O Deus escondido

Texto de P. Mauro Odorissio, CP

Dando continuidade ao que se considerou em “No início era a Palavra”, é de afirmarmos, de antemão que, em si, Deus é inacessível. Contudo, ele toma a iniciativa e vem aos humanos das mais variegadas maneiras. Por isso o Profeta nos diz que ele é o Deus escondido (Is 45,15), mas que se revela.

O versículo apresenta vários desafios, mas de maneira geral afirma que, da sua inacessibilidade, ele se achega salvificamente ao ser humano. Trata-se de Deus que se esconde e se revela ao mesmo tempo, como fazia pela coluna de nuvem que o ocultava e que, ao mesmo tempo, mostrava estar presente como guia (Ex 13,21-22). O ponto alto de Deus revelar-se e ao mesmo tempo ocultar-se, se deu em Cristo que assumiu corpo como os demais mortais escondendo sua origem divina.

O ponto de partida deste revelar-se e ocultar-se ao mesmo tempo  está na apresentação de Javé ao dizer “Sou O que Sou” (Ehyeh Ascher Ehyeh), isto é, o quem tem sua essência identificada com a existência (Ex 3,14). Isto significa ser o Eterno, o que não foi criado por ninguém e do qual, todos e tudo procedem.

Esta colocação merece algum aprofundamento. Comecemos com a tese acolhida por todos: nada vem do nada. De há muito, aceitar a geração espontânea, que as coisas vem do nada é, no mínimo,  comprometedor. E é absurdo, ainda, ficar procurando um primeiro sem chegar ao ponto de dizer: antes de tudo e de todos, existiu Alguém eterno, não criado e criador de tudo o que existe. Este Alguém tem a essência identificada com a existência, como se afirmou.

Todos sabem que passamos a existir a partir de um determinado momento. A chamada essência que nos caracteriza, a saber, o corpo material e a alma espiritual, na ocasião, receberam existência. A essência que “existiria no ar” recebeu de Alguém eterno a existência e aqui estamos vivendo, refletindo.

Este Alguém eterno, com a sua “palavra” (não esqueçamos: estamos refletindo a Palavra de Deus), foi criando, proclamando tudo “bom” e colocando as coisas nas mãos humanas (Gn 1,1-2,4).

Agora estamos em condições de adentrarmo-nos mais diretamente no tema de nosso estudo: a Palavra de Deus e o Deus Palavra. O ponto de partida é a afirmação: a Palavra de Deus que refletimos, antes foi o “Deus Palavra” e essa Palavra ou o Verbo se fez carne e habitou entre nós (Jo 1,1-4.14). Tudo em vista de sermos comunhão com ele.
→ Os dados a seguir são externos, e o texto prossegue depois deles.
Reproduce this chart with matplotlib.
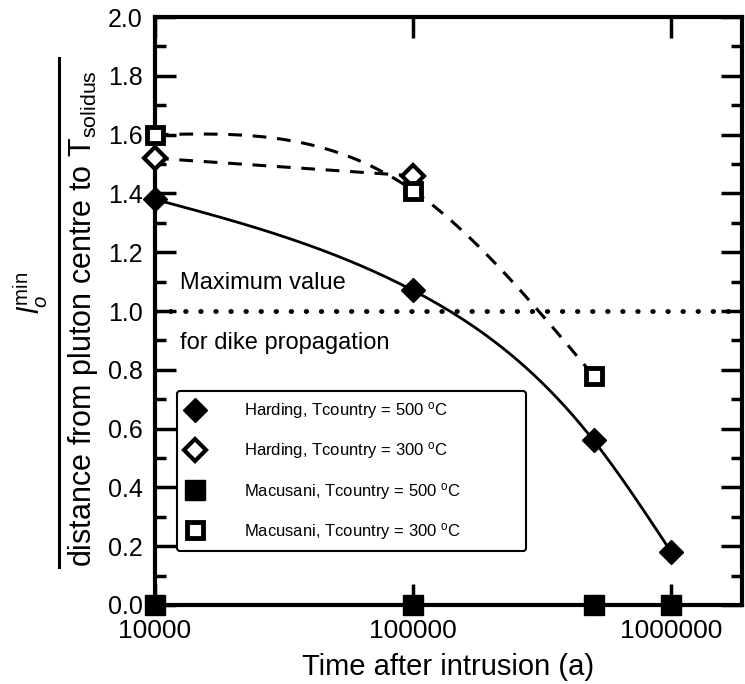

Desde sempre a natureza é epifania ou revelação de Deus. Contemplando as criaturas e a harmonia da criação, o primeiro humano descobriu que o universo é Palavra silenciosa, mas eloquente de Deus, que lhe chegava ao coração. A criação fala do Criador. Não são palavras ou discursos, mas a natureza se revelava como epifania de Deus. Ainda hoje, o sol, a lua, os pássaros e os átomos continuam falando do Criador  (Sl 19[18],1-7).

O Poeta disse: “Ora, direis, ouvir estrelas. Certo, perdestes o senso!”. Não; diz ele: “Amai para entende-las. Pois só quem ama pode ter ouvido capaz de ouvir e entender estrelas!” (Olavo Bilac).  Assim, também, o Senhor, por meio das estrelas, deu especial capacidade aos que estão abertos a ele e a sua mensagem divina. Trata-se da chamada sindérese, a voz da consciência por meio da qual o Senhor entabula especial e amoroso diálogo. É silencioso, mas não menos eloquente. Trata-se da dialogante Palavra de Deus.

O Senhor ainda se dirige a todos por meio de pessoas realmente santas e iluminadas. Pelos seus conselhos, exemplos e testemunho de vida, se tornam verdadeiros luzeiros. Encarando com profundidade este mistério silencioso, se descobre a Palavra de Deus sempre aberta e fecunda.

Mas, nosso objetivo é acolhermos e assumirmos a Palavra de Deus dirigida a todos os seres humanos: a Sagrada Escritura. Nossos corações e nosso tempo devem estar abertos a ela. Que nos preparemos paras as próximas reflexões.